The show marked an increase in attendance to the Bluebird. These days, the building can sometimes hardly accommodate the venue’s influx of visitors.
“Today, the Bluebird’s crowds spill out the door,” Billboard notes.
During the “Nashville” series’s run, Bluebird visitors were treated to surprise performances by the cast on multiple occasions. Portions of the pilot episode were even filmed at the venue.
Part of the venue’s charm comes from the fact that concertgoers never know just who may pop in to perform a song or two or take in a show.
Where ‘Songwriters are king’
The Bluebird is now one of Nashville’s not-so-hidden gems. What began as a restaurant featuring after-dinner concerts morphed into a songwriting destination that has worked itself into the fabric of the city itself.In 2008, Kurland sold the cafe to the nonprofit Nashville Songwriters Association International to further solidify the venue’s commitment to being a community home base for songwriters and musicians.
When Brooks was inducted into the Songwriters Hall of Fame in 2011, he made sure to mention the Bluebird Cafe and the importance of keeping the engine of country music, the songwriters, at the forefront of the industry.
“The way the Bluebird is run, the songwriters are king. If the whole entertainment world understood that, we’d all be so much better off, because they get it,” he said.

From Chance Success to Spiritual Refuge

In 2019, the Brian A. Loschiavo-directed “Bluebird” documentary premiered. A year later, the project received an Honorable Mention at the DaVinci Film Festival. “Bluebird” features commentary by artists like Taylor Swift and Faith Hill, who credit the venue for partly launching their success. At just 14 years old, Swift became the inspiration behind a new record label. After music executive Scott Borchetta took in her performance at the cafe in 2004, he came up with the idea for Big Machine Records and signed Swift on as the label’s first artist.
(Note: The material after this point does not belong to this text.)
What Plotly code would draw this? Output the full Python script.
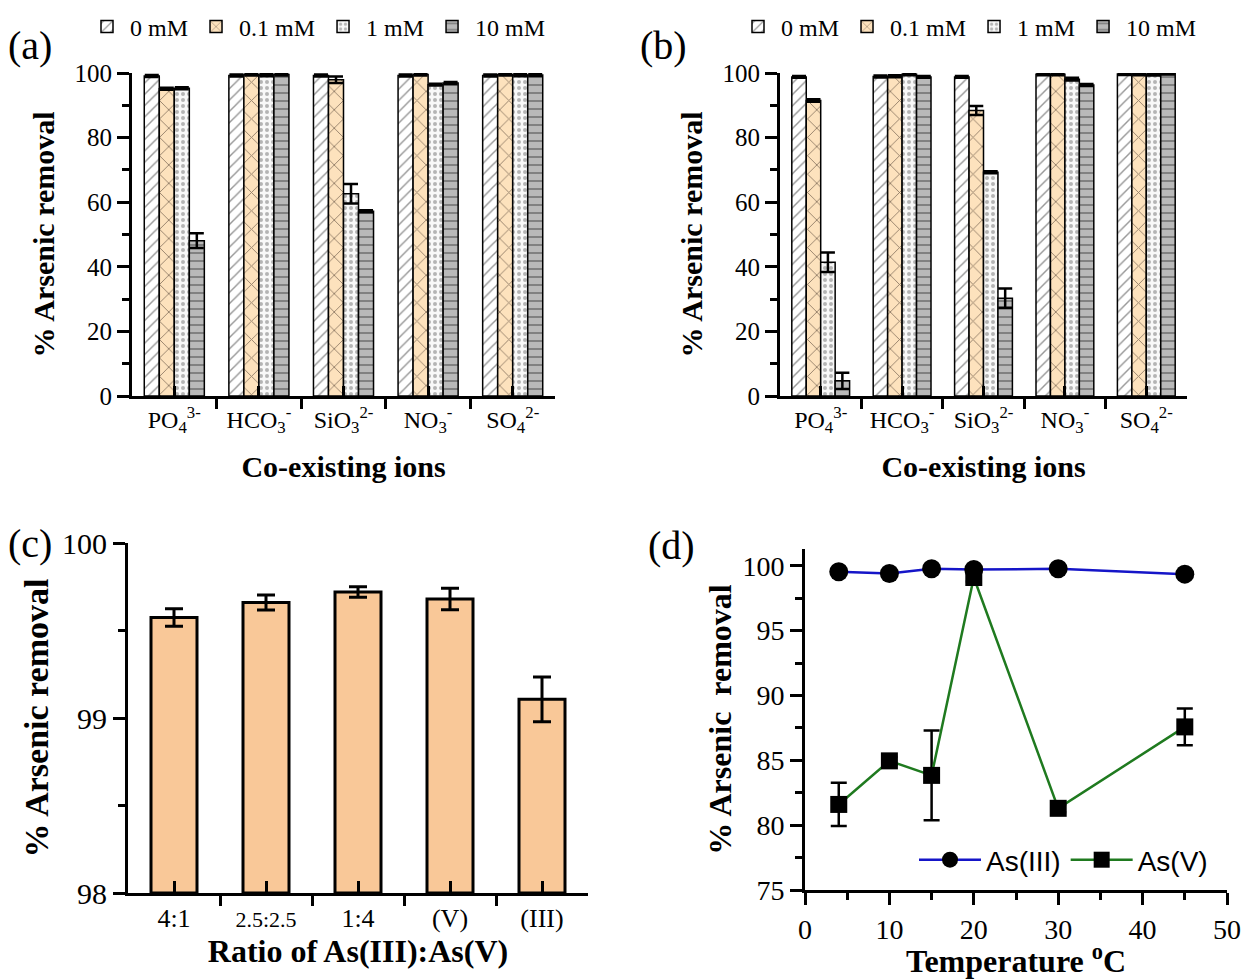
import plotly.graph_objects as go

# ---------------- data ----------------
ions = ["PO<sub>4</sub><sup>3-</sup>", "HCO<sub>3</sub><sup>-</sup>", "SiO<sub>3</sub><sup>2-</sup>",
        "NO<sub>3</sub><sup>-</sup>", "SO<sub>4</sub><sup>2-</sup>"]
doses = ["0 mM", "0.1 mM", "1 mM", "10 mM"]

# (a) As(III) removal with co-existing ions
a_0mM = [99.1, 99.2, 99.2, 99.2, 99.2]
a_01mM = [95.1, 99.5, 97.9, 99.5, 99.5]
a_1mM = [95.3, 99.3, 62.6, 96.4, 99.3]
a_10mM = [48.1, 99.5, 57.2, 96.9, 99.4]
a_0mM_err = [0.3, 0.3, 0.3, 0.3, 0.3]
a_01mM_err = [0.3, 0.3, 1.0, 0.3, 0.3]
a_1mM_err = [0.3, 0.3, 3.0, 0.3, 0.3]
a_10mM_err = [2.3, 0.3, 0.3, 0.3, 0.3]

# (b) As(V) removal with co-existing ions
b_0mM = [98.8, 98.9, 98.8, 99.6, 99.7]
b_01mM = [91.5, 99.0, 88.4, 99.6, 99.6]
b_1mM = [41.4, 99.6, 69.3, 98.1, 99.5]
b_10mM = [4.7, 98.8, 30.3, 96.3, 99.8]
b_0mM_err = [0.3, 0.3, 0.3, 0.3, 0.3]
b_01mM_err = [0.4, 0.3, 1.4, 0.3, 0.3]
b_1mM_err = [3.0, 0.3, 0.3, 0.4, 0.3]
b_10mM_err = [2.5, 0.3, 3.0, 0.3, 0.3]

# (c) mixed arsenic species
c_ratios = ["4:1", "2.5:2.5", "1:4", "(V)", "(III)"]
c_vals = [99.575, 99.66, 99.72, 99.68, 99.107]
c_err = [0.05, 0.043, 0.03, 0.062, 0.128]

# (d) temperature effect
d_temp = [4, 10, 15, 20, 30, 45]
d_as3 = [99.54, 99.41, 99.77, 99.72, 99.77, 99.36]
d_as5 = [81.6, 84.96, 83.84, 99.1, 81.3, 87.58]
d_as5_err = [1.67, 0.3, 3.47, 0.3, 0.3, 1.42]

# ---------------- styles ----------------
SERIF = "Liberation Serif"
SANS = "Liberation Sans"
W, H = 1244, 979
C_FLOOR = 98

dose_styles = [
    dict(bg="#ffffff", fg="#303030", shape="/", size=8, solidity=0.18),
    dict(bg="#fde2bd", fg="#2e2018", shape="x", size=13, solidity=0.14),
    dict(bg="#f8f8f8", fg="#707070", shape=".", size=6, solidity=0.35),
    dict(bg="#b9b9b9", fg="#4a4a4a", shape="-", size=8, solidity=0.25),
]

fig = go.Figure()

def add_group(vals_list, errs_list, xa, ya, legend):
    for name, vals, errs, st in zip(doses, vals_list, errs_list, dose_styles):
        fig.add_trace(go.Bar(
            x=list(range(len(ions))), y=vals, name=name,
            xaxis=xa, yaxis=ya, legend=legend,
            marker=dict(color=st["bg"], line=dict(color="black", width=1.5),
                        pattern=dict(shape=st["shape"], fgcolor=st["fg"], bgcolor=st["bg"],
                                     size=st["size"], solidity=st["solidity"],
                                     fillmode="overlay")),
            error_y=dict(type="data", array=errs, color="black", thickness=2.5, width=7),
        ))

add_group([a_0mM, a_01mM, a_1mM, a_10mM], [a_0mM_err, a_01mM_err, a_1mM_err, a_10mM_err],
          "x", "y", "legend")
add_group([b_0mM, b_01mM, b_1mM, b_10mM], [b_0mM_err, b_01mM_err, b_1mM_err, b_10mM_err],
          "x2", "y2", "legend2")

# bars rise from the axis floor (98 %)
fig.add_trace(go.Bar(
    x=list(range(len(c_ratios))), y=[v - C_FLOOR for v in c_vals], base=C_FLOOR,
    width=0.5, xaxis="x3", yaxis="y3", showlegend=False,
    marker=dict(color="#f9c898", line=dict(color="black", width=3)),
    error_y=dict(type="data", array=c_err, color="black", thickness=3, width=9),
))

fig.add_trace(go.Scatter(
    x=d_temp, y=d_as3, name="As(III)", mode="lines+markers", xaxis="x4", yaxis="y4",
    legend="legend3",
    line=dict(color="#1515c8", width=2.5),
    marker=dict(symbol="circle", size=19, color="black"),
))
fig.add_trace(go.Scatter(
    x=d_temp, y=d_as5, name="As(V)", mode="lines+markers", xaxis="x4", yaxis="y4",
    legend="legend3",
    line=dict(color="#1f7a1f", width=2.5),
    marker=dict(symbol="square", size=17, color="black"),
    error_y=dict(type="data", array=d_as5_err, color="black", thickness=2.5, width=8),
))

# ---------------- axes ----------------
def font(size, fam=SERIF):
    return dict(family=fam, size=size, color="black")

def base_axis(tsize, **kw):
    d = dict(showline=True, linecolor="black", linewidth=3, ticks="outside",
             tickwidth=3, ticklen=12, tickcolor="black", tickfont=font(tsize),
             showgrid=False, zeroline=False, mirror=False, fixedrange=True,
             automargin=False)
    d.update(kw)
    return d

def px_x(a, b):
    return [a / W, b / W]

def px_y(top, bottom):
    return [1 - bottom / H, 1 - top / H]

cat_minor = dict(ticks="outside", tick0=-0.5, dtick=1, ticklen=10, tickwidth=3, tickcolor="black")

def val_minor(dt, t0=0):
    return dict(ticks="outside", tick0=t0, dtick=dt, ticklen=7, tickwidth=3, tickcolor="black")

# the long ratio label is set a little smaller
c_ticktext = [f"<span style='font-size:22px'>{t}</span>" if len(t) > 5 else t for t in c_ratios]

fig.update_layout(
    xaxis=base_axis(24, domain=px_x(132, 555), anchor="y", range=[-0.5, 4.5],
                    tickmode="array", tickvals=list(range(5)), ticktext=ions,
                    ticks="inside", ticklen=10, minor=cat_minor,
                    title=dict(text="<b>Co-existing ions</b>", font=font(30), standoff=21)),
    yaxis=base_axis(25, domain=px_y(73, 396), anchor="x", range=[0, 100], dtick=20,
                    minor=val_minor(10),
                    title=dict(text="<b>% Arsenic removal</b>", font=font(30), standoff=12)),
    xaxis2=base_axis(24, domain=px_x(780, 1187), anchor="y2", range=[-0.5, 4.5],
                     tickmode="array", tickvals=list(range(5)), ticktext=ions,
                     ticks="inside", ticklen=10, minor=cat_minor,
                     title=dict(text="<b>Co-existing ions</b>", font=font(30), standoff=21)),
    yaxis2=base_axis(25, domain=px_y(73, 396), anchor="x2", range=[0, 100], dtick=20,
                     minor=val_minor(10),
                     title=dict(text="<b>% Arsenic removal</b>", font=font(30), standoff=12)),
    xaxis3=base_axis(26, domain=px_x(128, 588), anchor="y3", range=[-0.5, 4.5],
                     tickmode="array", tickvals=list(range(5)), ticktext=c_ticktext,
                     ticks="inside", ticklen=12, minor=cat_minor,
                     title=dict(text="<b>Ratio of As(III):As(V)</b>", font=font(32), standoff=0)),
    yaxis3=base_axis(30, domain=px_y(543, 893), anchor="x3", range=[98, 100], dtick=1,
                     minor=val_minor(0.5),
                     title=dict(text="<b>% Arsenic removal</b>", font=font(34), standoff=4)),
    xaxis4=base_axis(28, domain=px_x(805, 1227), anchor="y4", range=[0, 50], dtick=10,
                     minor=val_minor(5),
                     title=dict(text="<b>Temperature <sup>o</sup>C</b>", font=font(32), standoff=4)),
    yaxis4=base_axis(28, domain=px_y(549, 890), anchor="x4", range=[75, 101.3], dtick=5,
                     tick0=75, minor=val_minor(2.5, 75),
                     title=dict(text="<b>% Arsenic  removal</b>", font=font(32), standoff=2)),
    barmode="group", bargap=0.29, bargroupgap=0,
    legend=dict(orientation="h", x=84 / W, y=1 - 27 / H, xanchor="left", yanchor="middle",
                font=font(24), bgcolor="rgba(0,0,0,0)", itemwidth=36),
    legend2=dict(orientation="h", x=735 / W, y=1 - 27 / H, xanchor="left", yanchor="middle",
                 font=font(24), bgcolor="rgba(0,0,0,0)", itemwidth=36),
    legend3=dict(orientation="h", x=914 / W, y=1 - 860 / H, xanchor="left", yanchor="middle",
                 font=font(28, SANS), bgcolor="rgba(0,0,0,0)", itemwidth=62),
    width=W, height=H, autosize=False,
    margin=dict(l=0, r=0, t=0, b=0),
    paper_bgcolor="white", plot_bgcolor="white",
)

# panel letters
for txt, x, y in [("(a)", 6, 45), ("(b)", 638, 45), ("(c)", 6, 543), ("(d)", 646, 545)]:
    fig.add_annotation(text=txt, x=x / W, y=1 - y / H, xref="paper", yref="paper",
                       xanchor="left", yanchor="middle", showarrow=False,
                       font=font(40))

fig.write_html("out.html")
But chance success would later turn into spiritual refuge.
Musician John Oates, from the duo Hall & Oates, realized the sanctity the cafe and its hallowed stage represent during conversation. To many, it’s more than a live music venue or a restaurant or a unique tourist destination.
Oates told Billboard when asked what the storied performance space represents: “Some people have called it a church.”